BP Deepwater Horizon Oil Rig Catastrophe: Why is this eco-disaster different from all other eco-disasters?

The BP Deepwater Horizon calamity of 2010 is different from all previous eco-disasters, not just in terms of the environmental damage done and the loss of eleven lives, but in the fundamental way that nature has been pitted against herself.

In a “normal” disaster, such as the Exxon Valdez incident in Prince William Sound, Alaska, in 1989, eleven million gallons of oil were spilled. In 2002, twenty million gallons were lost after the sinking of the oil tanker Prestige, off the coast of Galicia, Spain.

Despite the devastating effect that these two events and others have had on delicate eco-systems, as well as the local economies, they pale in comparison to the staggeringly destructive genie that was uncorked by the Deepwater Horizon incident. The difference is that with all previous events, with the possible exception of the Ixtoc rig disaster in 1979, a comprehensible amount of oil was spilled. This is not the case with the current BP deluge, which could involve volumes that are orders of magnitude greater.

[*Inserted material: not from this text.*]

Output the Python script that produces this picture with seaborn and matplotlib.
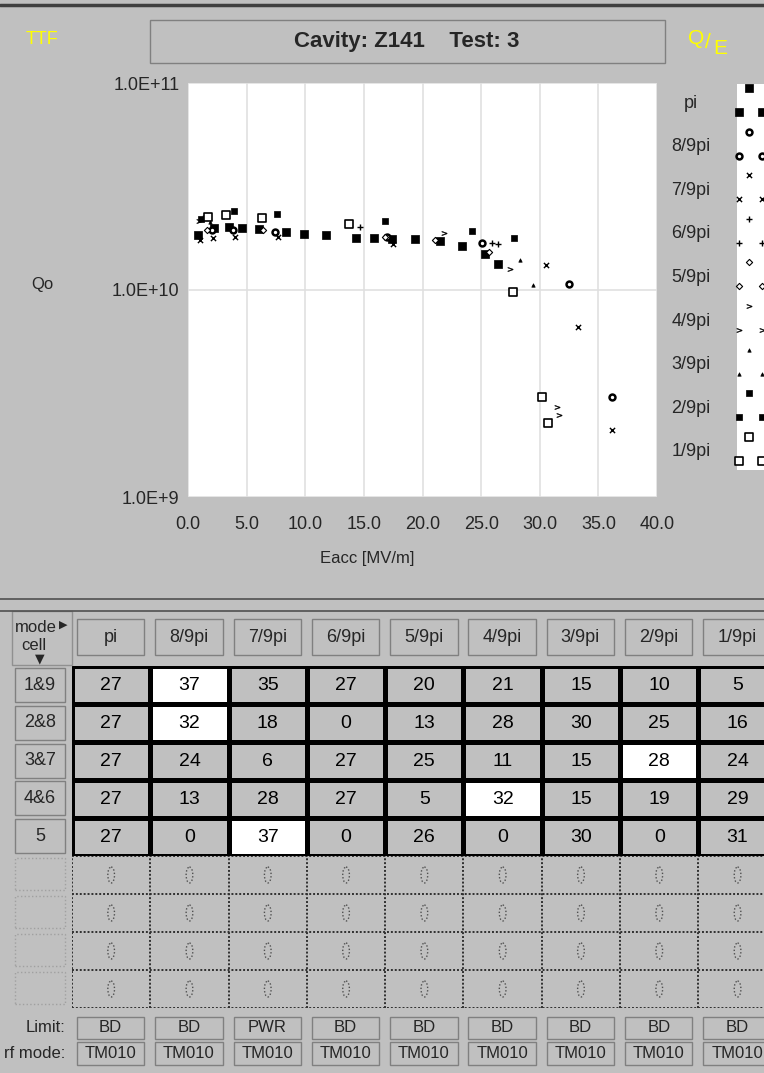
import numpy as np
import pandas as pd
import seaborn as sns
import matplotlib.pyplot as plt
from matplotlib.colors import ListedColormap
from matplotlib.patches import Rectangle, Ellipse
from matplotlib.lines import Line2D

W, H = 764, 1073
GRAY = "#c0c0c0"

modes = ["pi", "8/9pi", "7/9pi", "6/9pi", "5/9pi", "4/9pi", "3/9pi", "2/9pi", "1/9pi"]
cells = ["1&9", "2&8", "3&7", "4&6", "5"]

# Qo vs Eacc, one pair of lists per mode
e_pi = [0.85, 2.2, 3.5, 4.6, 6.05, 8.4, 9.9, 11.8, 14.3, 15.9, 17.4, 19.4, 21.5, 23.4, 25.3, 26.4]
q_pi = [1.85e10, 2.0e10, 2.01e10, 2.0e10, 1.97e10, 1.9e10, 1.86e10, 1.85e10, 1.78e10, 1.78e10,
        1.76e10, 1.76e10, 1.73e10, 1.63e10, 1.5e10, 1.34e10]
e_89 = [2.05, 3.8, 7.4, 17.0, 25.1, 32.5, 36.2]
q_89 = [1.95e10, 1.95e10, 1.9e10, 1.8e10, 1.69e10, 1.07e10, 3.04e9]
e_79 = [1.0, 2.1, 4.0, 7.7, 17.5, 30.5, 33.3, 36.2]
q_79 = [1.75e10, 1.78e10, 1.8e10, 1.8e10, 1.67e10, 1.32e10, 6.6e9, 2.1e9]
e_69 = [1.3, 14.7, 25.9, 26.4]
q_69 = [2.23e10, 2.01e10, 1.69e10, 1.67e10]
e_59 = [1.6, 6.4, 16.8, 21.1, 25.7]
q_59 = [1.95e10, 1.95e10, 1.8e10, 1.75e10, 1.53e10]
e_49 = [0.9, 21.8, 27.5, 31.5, 31.6]
q_49 = [2.15e10, 1.88e10, 1.26e10, 2.72e9, 2.49e9]
e_39 = [1.9, 28.3, 29.4]
q_39 = [2.14e10, 1.4e10, 1.06e10]
e_29 = [1.1, 3.9, 7.6, 16.8, 24.2, 27.8]
q_29 = [2.2e10, 2.41e10, 2.33e10, 2.15e10, 1.93e10, 1.78e10]
e_19 = [1.7, 3.2, 6.3, 13.7, 27.7, 30.2, 30.7]
q_19 = [2.25e10, 2.3e10, 2.23e10, 2.08e10, 9.8e9, 3.04e9, 2.28e9]

eacc = [e_pi, e_89, e_79, e_69, e_59, e_49, e_39, e_29, e_19]
qo = [q_pi, q_89, q_79, q_69, q_59, q_49, q_39, q_29, q_19]

x_ticks = [0, 5, 10, 15, 20, 25, 30, 35, 40]
y_ticks = [1e9, 1e10, 1e11]
y_ticklabels = ["1.0E+9", "1.0E+10", "1.0E+11"]

# max gradient per cell pair for each mode [MV/m]
row_19 = [27, 37, 35, 27, 20, 21, 15, 10, 5]
row_28 = [27, 32, 18, 0, 13, 28, 30, 25, 16]
row_37 = [27, 24, 6, 27, 25, 11, 15, 28, 24]
row_46 = [27, 13, 28, 27, 5, 32, 15, 19, 29]
row_5 = [27, 0, 37, 0, 26, 0, 30, 0, 31]
limits = ["BD", "BD", "PWR", "BD", "BD", "BD", "BD", "BD", "BD"]
rf_modes = ["TM010"] * 9

# marker styles per mode: marker, size, filled, linewidth
styles = {
    "pi": ("s", 36, True, 0.5),
    "8/9pi": ("o", 18, False, 1.8),
    "7/9pi": ("x", 14, True, 1.0),
    "6/9pi": ("+", 18, True, 1.0),
    "5/9pi": ("D", 10, False, 0.8),
    "4/9pi": ("$>$", 14, True, 0.3),
    "3/9pi": ("^", 6, True, 0.5),
    "2/9pi": ("s", 14, True, 0.5),
    "1/9pi": ("s", 30, False, 1.2),
}

sns.set_style("white")
plt.rcParams["font.family"] = ["Liberation Sans", "DejaVu Sans"]

fig = plt.figure(figsize=(W / 100, H / 100), dpi=100, facecolor=GRAY)


def fx(x):
    return x / W


def fy(y):
    return 1 - y / H


def box(x0, y0, x1, y1, text="", size=12, ls="-", ec="#808080"):
    fig.add_artist(Rectangle((fx(x0), fy(y1)), fx(x1) - fx(x0), fy(y0) - fy(y1),
                             transform=fig.transFigure, facecolor=GRAY,
                             edgecolor=ec, linewidth=1, linestyle=ls))
    if text:
        fig.text(fx((x0 + x1) / 2), fy((y0 + y1) / 2), text, ha="center", va="center",
                 fontsize=size)


# frame lines
fig.add_artist(Line2D([0, 1], [fy(5), fy(5)], color="#404040", lw=2.5, transform=fig.transFigure))
fig.add_artist(Line2D([0, 1], [fy(599), fy(599)], color="#505050", lw=1.2, transform=fig.transFigure))
fig.add_artist(Line2D([0, 1], [fy(611), fy(611)], color="#505050", lw=1.2, transform=fig.transFigure))

# header
box(150, 20, 665, 63)
fig.text(fx(407), fy(41), "Cavity: Z141    Test: 3", ha="center", va="center",
         fontsize=16, fontweight="bold")
fig.text(fx(42), fy(40), "TTF", ha="center", va="center", fontsize=13, color="#ffff00")
fig.text(fx(696), fy(38), "Q", ha="center", va="center", fontsize=15, color="#ffff00")
fig.text(fx(708), fy(43), "/", ha="center", va="center", fontsize=15, color="#ffff00")
fig.text(fx(720), fy(49), "E", ha="center", va="center", fontsize=15, color="#ffff00")

# Qo vs Eacc
ax = fig.add_axes([fx(188), fy(497), fx(657) - fx(188), fy(83) - fy(497)])
ax.set_facecolor("white")
for m, e, q in zip(modes, eacc, qo):
    mk, s, filled, lw = styles[m]
    d = pd.DataFrame({"Eacc": e, "Qo": q})
    if filled:
        sns.scatterplot(data=d, x="Eacc", y="Qo", marker=mk, s=s, color="black",
                        edgecolor="black", linewidth=lw, ax=ax, zorder=3)
    else:
        sns.scatterplot(data=d, x="Eacc", y="Qo", marker=mk, s=s, color="black",
                        facecolor="white", edgecolor="black", linewidth=lw, ax=ax, zorder=3)
ax.set_yscale("log")
ax.set_xlim(0, 40)
ax.set_ylim(1e9, 1e11)
ax.set_xticks(x_ticks)
ax.set_xticklabels([f"{t:.1f}" for t in x_ticks], fontsize=13)
ax.set_yticks(y_ticks)
ax.set_yticklabels(y_ticklabels, fontsize=13)
ax.minorticks_off()
ax.tick_params(axis="both", direction="out", length=5, width=1, color="black", pad=1)
ax.tick_params(axis="x", pad=9)
ax.grid(True, color="#e0e0e0", lw=1.2)
for sp in ax.spines.values():
    sp.set_visible(False)
ax.set_xlabel("")
ax.set_ylabel("")
fig.text(fx(367), fy(558), "Eacc [MV/m]", ha="center", va="center", fontsize=12)
fig.text(fx(42), fy(285), "Qo", ha="center", va="center", fontsize=12)

# legend
lax = fig.add_axes([fx(737), fy(470), fx(776) - fx(737), fy(84) - fy(470)])
lax.set_facecolor("white")
lax.set_xlim(737, 776)
lax.set_ylim(470, 84)
lax.set_xticks([])
lax.set_yticks([])
for sp in lax.spines.values():
    sp.set_visible(False)
for i, m in enumerate(modes):
    yl = 103 + i * 43.6
    fig.text(fx(691), fy(yl), m, ha="center", va="center", fontsize=13)
    mk, s, filled, lw = styles[m]
    fc = "black" if filled else "white"
    lax.scatter([749], [yl - 15], marker=mk, s=s, facecolor=fc, edgecolor="black",
                linewidth=lw, clip_on=False)
    lax.scatter([739, 762], [yl + 9, yl + 9], marker=mk, s=s, facecolor=fc,
                edgecolor="black", linewidth=lw, clip_on=False)

# table
grad = pd.DataFrame([row_19, row_28, row_37, row_46, row_5], index=cells, columns=modes)
best = grad.eq(grad.max(axis=1), axis=0).astype(int)

col_w = 78.3
tx0 = 72
tax = fig.add_axes([fx(tx0), fy(856), fx(tx0 + 9 * col_w) - fx(tx0), fy(666) - fy(856)])
sns.heatmap(best, annot=grad, fmt="d", cmap=ListedColormap([GRAY, "white"]), vmin=0, vmax=1,
            cbar=False, linewidths=2.2, linecolor="black", xticklabels=False,
            yticklabels=False, annot_kws={"fontsize": 14, "color": "black"}, ax=tax)

# empty rows
eax = fig.add_axes([fx(tx0), fy(1008), fx(tx0 + 9 * col_w) - fx(tx0), fy(856) - fy(1008)])
eax.set_facecolor(GRAY)
eax.set_xlim(0, 9)
eax.set_ylim(4, 0)
eax.set_xticks([])
eax.set_yticks([])
for sp in eax.spines.values():
    sp.set_visible(False)
for k in range(5):
    eax.axhline(k, color="#303030", lw=1.4, ls=(0, (1, 1)))
for k in range(10):
    eax.axvline(k, color="#303030", lw=1.4, ls=(0, (1, 1)))
for r in range(4):
    for c in range(9):
        eax.add_patch(Ellipse((c + 0.5, r + 0.5), 0.085, 0.42, facecolor="none",
                              edgecolor="#505050", lw=1.0, ls=(0, (1, 1.5))))

# header row and row labels
box(12, 611, 72, 665, ec="#909090")
fig.text(fx(36), fy(628), "mode", ha="center", va="center", fontsize=12)
fig.text(fx(63), fy(625), "\u25b6", ha="center", va="center", fontsize=8,
         family="DejaVu Sans")
fig.text(fx(34), fy(646), "cell", ha="center", va="center", fontsize=12)
fig.text(fx(40), fy(659), "\u25bc", ha="center", va="center", fontsize=9,
         family="DejaVu Sans")
for j, m in enumerate(modes):
    x0 = tx0 + j * col_w
    box(x0 + 5, 619, x0 + col_w - 6, 655, m, size=13)
    box(x0 + 5, 1017, x0 + col_w - 6, 1039, limits[j], size=12)
    box(x0 + 5, 1042, x0 + col_w - 6, 1065, rf_modes[j], size=12)
for i, c in enumerate(cells):
    y0 = 667 + i * 37.8
    box(15, y0 + 1, 65, y0 + 35, c, size=13)
for i in range(4):
    y0 = 856 + i * 38
    box(15, y0 + 2, 65, y0 + 34, ls=":", ec="#a0a0a0")
fig.text(fx(65), fy(1028), "Limit:", ha="right", va="center", fontsize=12)
fig.text(fx(65), fy(1053), "rf mode:", ha="right", va="center", fontsize=12)

fig.savefig("out.png", dpi=100, facecolor=GRAY)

Deepwater Horizon has unleashed earth’s primordial forces against each other. These two great fluidic magisteria, the ocean and the vast subterranean gulf oil reservoir, were never meant to come in contact with each other. It took tens of millions of years to form the oil that is spilling out, since it is the product of ancient, dead plants and animals. The deep, man-made hole connecting the two reservoirs, can be compared to a rift in the space-time continuum, assuring the mutual destruction of both universes.

Oil is highly toxic and kills nearly all life that it comes into contact with. Compounding the problem, is the fact that oil and water don’t mix due to their differing valencies (the way that their electrons are held by the nucleus). These properties guarantee long term, devastating pollution and the destruction of eco-systems. The people, fauna and flora of Prince William Sound and Galicia, still have many decades of man-induced misery to look forward to.

As a fluid mechanician, a former oil rig worker and an environmentalist, I’m totally horrified by this catastrophe. My heart goes out to the folks living around the gulf. The management of BP need to do better. But remember, they are not monsters. Oil extraction is inherently, a very messy and dangerous business. BP employs eighty thousand people while supplying an energy-hungry world with its most needed commodity. BP also earned $27 billion last year.

Surely, given the scale of this calamity and the enormous profits involved, we can and must learn to do better. This means employing all available resources to stop the spill, cleaning up the mess, raising our safety requirements, and ensuring that such a plague, of biblical proportions never occurs again.